Directions for this task: Each line that holds the word "matplotlib" should be returned.

● ● ● ● ●

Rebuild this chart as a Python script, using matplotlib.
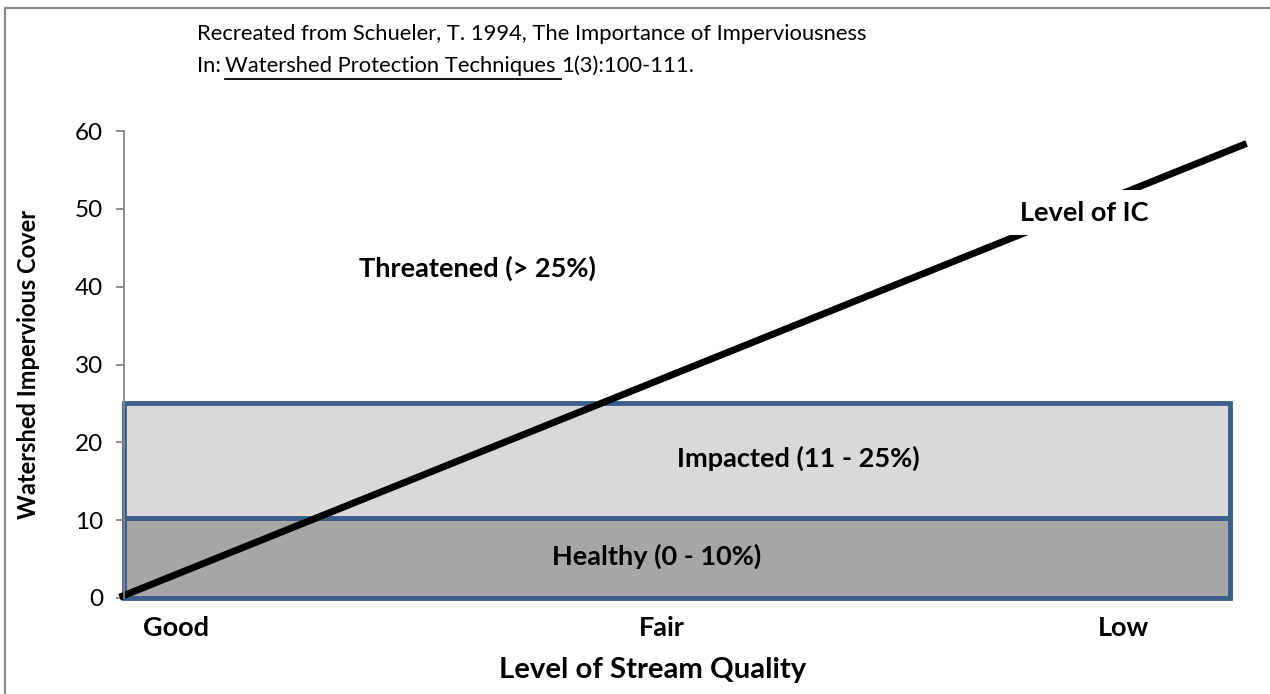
import matplotlib
matplotlib.use("Agg")
import matplotlib.pyplot as plt
from matplotlib.patches import Rectangle
from matplotlib.lines import Line2D

# ---- data ----
categories = ["Good", "Fair", "Low"]
category_pos = [4.7, 48.6, 90.4]
zone_labels = ["Healthy (0 - 10%)", "Impacted (11 - 25%)"]
zone_bottom = [0, 10.3]
zone_top = [10.3, 25]
zone_colors = ["#A6A6A6", "#D9D9D9"]
threat_label = "Threatened (> 25%)"
ic_x = [-0.4, 101.5]
ic_y = [0.1, 58.4]
y_ticks = [0, 10, 20, 30, 40, 50, 60]

W, H = 1270, 694
plt.rcParams['font.family'] = ['Lato', 'DejaVu Sans']
fig = plt.figure(figsize=(W / 100, H / 100), dpi=100)

def fx(px):
    return px / W

def fy(py):
    return 1 - py / H

# outer frame (left & top visible)
fig.patches.append(Rectangle((fx(5), -0.2), 2, fy(8) + 0.2, transform=fig.transFigure,
                             fill=False, edgecolor="#8C8C8C", linewidth=1.6))

ax = fig.add_axes([fx(124), fy(598), fx(1230) - fx(124), fy(131) - fy(598)])
ax.set_xlim(0, 100)
ax.set_ylim(0, 60)
for s in ["top", "right", "bottom"]:
    ax.spines[s].set_visible(False)
ax.spines["left"].set_color("#868686")
ax.spines["left"].set_linewidth(1.3)
ax.set_yticks(y_ticks)
ax.tick_params(axis="y", length=6, width=1.3, color="#868686", labelsize=17.5, pad=9)
ax.set_xticks(category_pos)
ax.set_xticklabels(categories, fontsize=19.5, fontweight="bold")
ax.tick_params(axis="x", length=0, pad=13)
ax.set_ylabel("Watershed Impervious Cover", fontsize=17, fontweight="bold")
ax.yaxis.label.set_va("center")
ax.yaxis.set_label_coords((29 - 124) / 1106, 0.5)
ax.set_xlabel("Level of Stream Quality", fontsize=21.2, fontweight="bold")
ax.xaxis.label.set_va("center")
ax.xaxis.set_label_coords((653 - 124) / 1106, (598 - 670) / 467)

# zones
heights = [t - b for t, b in zip(zone_top, zone_bottom)]
ax.bar([50, 50], heights, bottom=zone_bottom, width=100, color=zone_colors,
       edgecolor="#3A5F8B", linewidth=3.5, zorder=1, clip_on=False)

# IC line
ax.plot(ic_x, ic_y, color="black", linewidth=5, solid_capstyle="butt", zorder=2, clip_on=False)

# zone labels
fs_lab = 19.5
ax.text(48.2, 5.4, zone_labels[0], ha="center", va="center", fontsize=fs_lab, fontweight="bold", zorder=3)
ax.text(61, 18.0, zone_labels[1], ha="center", va="center", fontsize=fs_lab, fontweight="bold", zorder=3)
ax.text(32, 42.4, threat_label, ha="center", va="center", fontsize=fs_lab, fontweight="bold", zorder=3)
ax.text(86.8, 49.5, "Level of IC", ha="center", va="center", fontsize=fs_lab, fontweight="bold", zorder=4,
        bbox=dict(boxstyle="square,pad=0.38", facecolor="white", edgecolor="none"))

# source note
fs_note = 15.8
fig.text(fx(197), fy(34), "Recreated from Schueler, T. 1994, The Importance of Imperviousness",
         fontsize=fs_note, va="center", ha="left")
renderer = fig.canvas.get_renderer()
t1 = fig.text(fx(197), fy(66), "In:", fontsize=fs_note, va="center", ha="left")
bb1 = t1.get_window_extent(renderer)
t2 = fig.text(bb1.x1 / W + fx(4), fy(66), "Watershed Protection Techniques ", fontsize=fs_note, va="center", ha="left")
bb2 = t2.get_window_extent(renderer)
t3 = fig.text(bb2.x1 / W, fy(66), "1(3):100-111.", fontsize=fs_note, va="center", ha="left")
fig.lines.append(Line2D([bb2.x0 / W, bb2.x1 / W], [fy(79), fy(79)], transform=fig.transFigure,
                        color="black", linewidth=1.3))

fig.savefig("out.png", dpi=100)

● ● ● ● ●

Answer to this problem:
Rebuild this chart as a Python script, using matplotlib.
import matplotlib
matplotlib.use("Agg")
import matplotlib.pyplot as plt
from matplotlib.patches import Rectangle
from matplotlib.lines import Line2D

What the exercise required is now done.